> Set exercise
Starting at the first line of the entries, extract each line up to and including the one that contains "from matplotlib.patches import Rectangle", but leave out the pictures.

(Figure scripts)

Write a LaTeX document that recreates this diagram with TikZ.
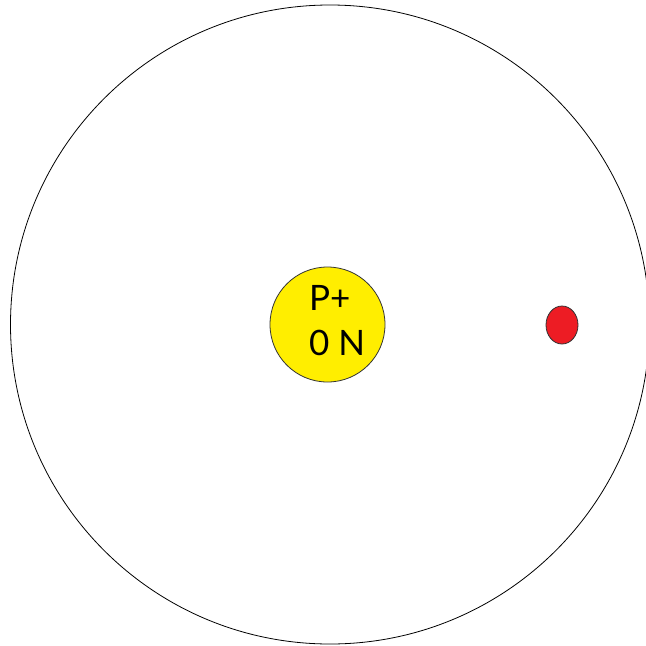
\documentclass[tikz,border=0pt]{standalone}
\usepackage{fontspec}
\setmainfont{Lato}
\usetikzlibrary{shapes.geometric}
\definecolor{nucyellow}{RGB}{255,238,0}
\definecolor{elecred}{RGB}{237,28,36}
\begin{document}
\begin{tikzpicture}[x=1pt,y=-1pt,
  orbit/.style={draw=black,line width=0.8pt},
  nucleus/.style={circle,draw=black!80,line width=0.8pt,fill=nucyellow,minimum size=115pt,inner sep=0pt},
  nuclabel/.style={align=left,inner sep=0pt,font=\fontsize{35}{45}\selectfont},
  electron/.style={ellipse,draw=black!80,line width=0.8pt,fill=elecred,minimum width=32pt,minimum height=38pt,inner sep=0pt}]
\useasboundingbox (0,0) rectangle (646,646);
\fill[white] (0,0) rectangle (646,646);
\coordinate (c) at (330,324.5);
\draw[orbit] (c) circle[radius=319.5];
\node[nucleus] (n) at (327.5,324.5) {};
\node[nuclabel] (nt) at (337,321) {P+\\0 N};
\node[electron] (e) at (562,325) {};
\end{tikzpicture}
\end{document}
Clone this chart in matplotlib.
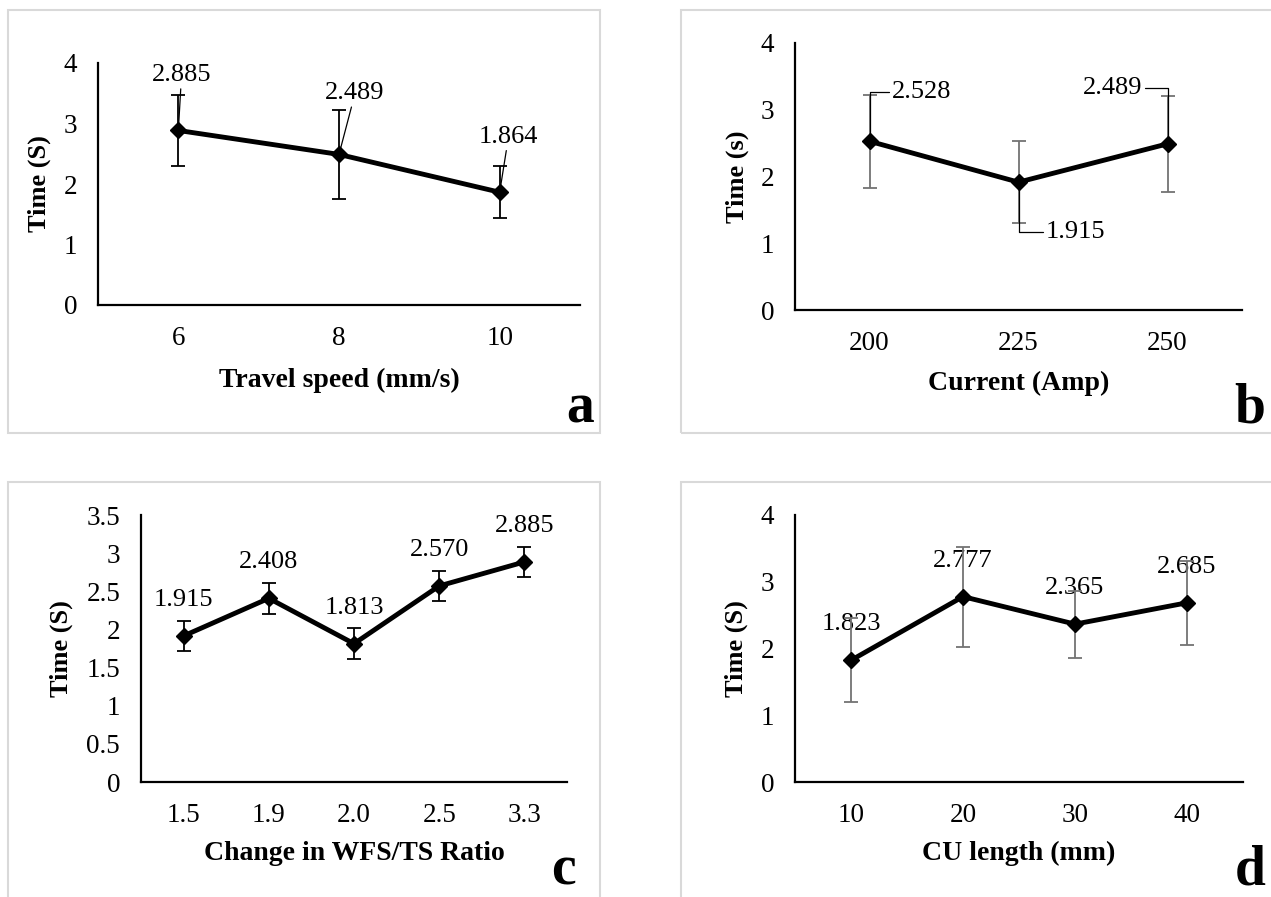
import numpy as np
import matplotlib
matplotlib.use('Agg')
import matplotlib.pyplot as plt
from matplotlib.patches import Rectangle

plt.rcParams['font.family'] = ['Liberation Serif', 'DejaVu Serif']

# ---- data ----
speed_cats = ['6', '8', '10']
speed_time = [2.885, 2.489, 1.864]
speed_err = [0.58, 0.74, 0.43]

current_cats = ['200', '225', '250']
current_time = [2.528, 1.915, 2.489]
current_err = [0.70, 0.61, 0.72]

ratio_cats = ['1.5', '1.9', '2.0', '2.5', '3.3']
ratio_time = [1.915, 2.408, 1.813, 2.570, 2.885]
ratio_err = [0.20, 0.20, 0.20, 0.20, 0.20]

cu_cats = ['10', '20', '30', '40']
cu_time = [1.823, 2.777, 2.365, 2.685]
cu_err = [0.63, 0.75, 0.50, 0.63]

W, H = 1271, 897
fig = plt.figure(figsize=(W / 100, H / 100), dpi=100)


def px_axes(left, top, right, bottom):
    return fig.add_axes([left / W, 1 - bottom / H, (right - left) / W, (bottom - top) / H])


def frame(x0, y0, x1, y1):
    fig.add_artist(Rectangle((x0 / W, 1 - y1 / H), (x1 - x0) / W, (y1 - y0) / H,
                             transform=fig.transFigure, fill=False,
                             ec='#d9d9d9', lw=1.5, clip_on=False))


def draw_panel(ax, cats, vals, errs, ymax, ystep, xlabel, ylabel, ecolor,
               xlab_y, ylab_x):
    x = np.arange(len(cats))
    ax.errorbar(x, vals, yerr=errs, fmt='none', ecolor=ecolor, elinewidth=1.3,
                capsize=5, capthick=1.3, zorder=2)
    ax.plot(x, vals, color='black', lw=3.5, marker='D', ms=8, zorder=3)
    ax.set_xlim(-0.5, len(cats) - 0.5)
    ax.set_ylim(0, ymax)
    ax.set_xticks(x)
    ax.set_xticklabels(cats)
    ax.set_yticks(np.arange(0, ymax + 0.01, ystep))
    ax.yaxis.set_major_formatter(plt.FuncFormatter(lambda v, p: f'{v:g}'))
    for s in ['top', 'right']:
        ax.spines[s].set_visible(False)
    for s in ['left', 'bottom']:
        ax.spines[s].set_linewidth(1.6)
    ax.tick_params(axis='both', length=0, labelsize=19.5)
    ax.tick_params(axis='y', pad=15)
    ax.tick_params(axis='x', pad=15)
    ax.set_xlabel(xlabel, fontsize=20, fontweight='bold', va='center')
    ax.xaxis.set_label_coords(0.5, xlab_y)
    ax.set_ylabel(ylabel, fontsize=19, fontweight='bold', va='center')
    ax.yaxis.set_label_coords(ylab_x, 0.5)
    return x


# panel frames
frame(8, 10, 600, 433)
frame(681, 10, 1290, 433)
frame(8, 482, 600, 910)
frame(681, 482, 1290, 910)

# ---- a: travel speed ----
ax_a = px_axes(98, 63, 580, 305)
xa = draw_panel(ax_a, speed_cats, speed_time, speed_err, 4, 1,
                'Travel speed (mm/s)', 'Time (S)', 'black', -0.312, -0.122)
a_text_pos = [(0.02, 3.80), (1.10, 3.50), (2.055, 2.78)]
for xi, v, (tx, ty) in zip(xa, speed_time, a_text_pos):
    ax_a.annotate(f'{v:.3f}', xy=(xi, v), xytext=(tx, ty), ha='center', va='center',
                  fontsize=19,
                  arrowprops=dict(arrowstyle='-', lw=0.9, color='black',
                                  shrinkA=0, shrinkB=0))

# ---- b: current ----
ax_b = px_axes(795, 43, 1242, 310)
xb = draw_panel(ax_b, current_cats, current_time, current_err, 4, 1,
                'Current (Amp)', 'Time (s)', '#737373', -0.276, -0.128)
b_text_pos = [(0.15, 3.26, 'left'), (1.18, 1.17, 'left'), (1.83, 3.32, 'right')]
for xi, v, (tx, ty, ha) in zip(xb, current_time, b_text_pos):
    ax_b.annotate(f'{v:.3f}', xy=(xi, v), xytext=(tx, ty), ha=ha, va='center',
                  fontsize=19,
                  arrowprops=dict(arrowstyle='-', lw=0.9, color='black',
                                  shrinkA=0, shrinkB=0,
                                  connectionstyle='angle,angleA=0,angleB=90,rad=0'))

# ---- c: WFS/TS ratio ----
ax_c = px_axes(141, 515, 567, 782)
xc = draw_panel(ax_c, ratio_cats, ratio_time, ratio_err, 3.5, 0.5,
                'Change in WFS/TS Ratio', 'Time (S)', 'black', -0.268, -0.188)
for xi, v in zip(xc, ratio_time):
    ax_c.annotate(f'{v:.3f}', xy=(xi, v), xytext=(0, 26), textcoords='offset points',
                  ha='center', va='center', fontsize=19)

# ---- d: CU length ----
ax_d = px_axes(795, 515, 1243, 782)
xd = draw_panel(ax_d, cu_cats, cu_time, cu_err, 4, 1,
                'CU length (mm)', 'Time (S)', '#737373', -0.268, -0.130)
for xi, v in zip(xd, cu_time):
    ax_d.annotate(f'{v:.3f}', xy=(xi, v), xytext=(0, 26), textcoords='offset points',
                  ha='center', va='center', fontsize=19, zorder=1)

# panel letters
for letter, px, py in [('a', 580, 422), ('b', 1250, 422), ('c', 563, 884), ('d', 1250, 884)]:
    fig.text(px / W, 1 - py / H, letter, fontsize=40, fontweight='bold',
             ha='center', va='baseline')

fig.savefig('out.png', dpi=100)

> Task response
Write a LaTeX document that recreates this diagram with TikZ.
\documentclass[tikz,border=0pt]{standalone}
\usepackage{fontspec}
\setmainfont{Lato}
\usetikzlibrary{shapes.geometric}
\definecolor{nucyellow}{RGB}{255,238,0}
\definecolor{elecred}{RGB}{237,28,36}
\begin{document}
\begin{tikzpicture}[x=1pt,y=-1pt,
  orbit/.style={draw=black,line width=0.8pt},
  nucleus/.style={circle,draw=black!80,line width=0.8pt,fill=nucyellow,minimum size=115pt,inner sep=0pt},
  nuclabel/.style={align=left,inner sep=0pt,font=\fontsize{35}{45}\selectfont},
  electron/.style={ellipse,draw=black!80,line width=0.8pt,fill=elecred,minimum width=32pt,minimum height=38pt,inner sep=0pt}]
\useasboundingbox (0,0) rectangle (646,646);
\fill[white] (0,0) rectangle (646,646);
\coordinate (c) at (330,324.5);
\draw[orbit] (c) circle[radius=319.5];
\node[nucleus] (n) at (327.5,324.5) {};
\node[nuclabel] (nt) at (337,321) {P+\\0 N};
\node[electron] (e) at (562,325) {};
\end{tikzpicture}
\end{document}
Clone this chart in matplotlib.
import numpy as np
import matplotlib
matplotlib.use('Agg')
import matplotlib.pyplot as plt
from matplotlib.patches import Rectangle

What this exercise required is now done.